Idaho’s House of Representatives last week approved a bill that would make gender-affirming medical care for transgender youth a crime, punishable with up to life in prison. This follows a recent directive from Texas Gov. Greg Abbott that treated gender-affirming care as child abuse. A state judge, thankfully, has temporarily blocked the implementation of that order, and the Biden administration has provided a strong response.
These malicious moves dehumanize children, their parents and other people who support them.
Because of the harm and reach of the Florida legislation, News Center Maine anchor and reporter Zach Blanchard took the unusual step of broadcasting an on-air editorial condemning the action. The station has aired only two other such editorials in the past decade.
The TV station and Blanchard did so, he said, to counter the misinformation surrounding the Florida bill, which he said would erase families with two mothers or two fathers, along with gay or lesbian teachers and some very influential Americans.

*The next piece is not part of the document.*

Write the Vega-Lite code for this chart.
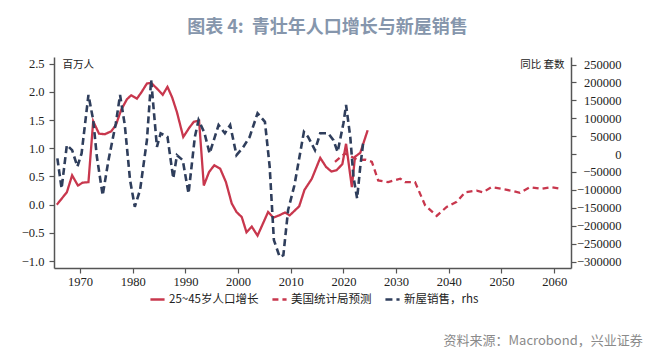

“This law would do nothing more than strengthen our divisions and threaten the wellbeing of LGBTQ+ kids in Florida and across the country,” he said in the message aired on Wednesday evening. “It will hurt kids like me who may not have known what gay was as a third grader in a small town, but knew it meant being different and somehow bad.”
We – and dozens of others who have applauded and shared the video – thank Blanchard for sharing his experience with people across Maine, and the world.
It is often easy to say you support a cause or oppose a law. It is much harder to speak out publicly and to share details of your life, in this case, with potentially millions of people. This is why Blanchard’s words and video are so powerful.
They are a powerful reminder that being LGBTQ isn’t something to be ashamed of or something that can or should be changed.
Maine, as Blanchard noted, has been a leader on LGBTQ rights. It was the first state where voters legalized same-sex marriage and Maine, in 2019, joined 15 other states to prohibit so-called conversion therapy, a harmful and ineffective practice that aims to “convert” gay and lesbian people into straight people.
Yet, the debates in other states reverberate here.
“While you might not think this soon to be Florida law applies here, it does,” Blanchard said. “It sends a message to every young person from York to Caribou who already feels like they do not fit the mold that it’s not OK to live their truth.” That message, he said, could have life-altering negative consequences.
Prohibiting conversations about LGBTQ people doesn’t make them go away, it simply marginalizes them. And, we know that living at the margins is hard – and dangerous.
LGBTQ youth are already vulnerable to family rejection and experience homelessness, substance use, depression and suicide at higher rates than their heterosexual peers.
Yet, Blanchard ended with a positive message.
“So, even if your voice trembles, say it,” he said in reference to the “Don’t say gay” Florida bill. “Be yourself and ultimately, love will always win.”
We couldn’t have said it any better.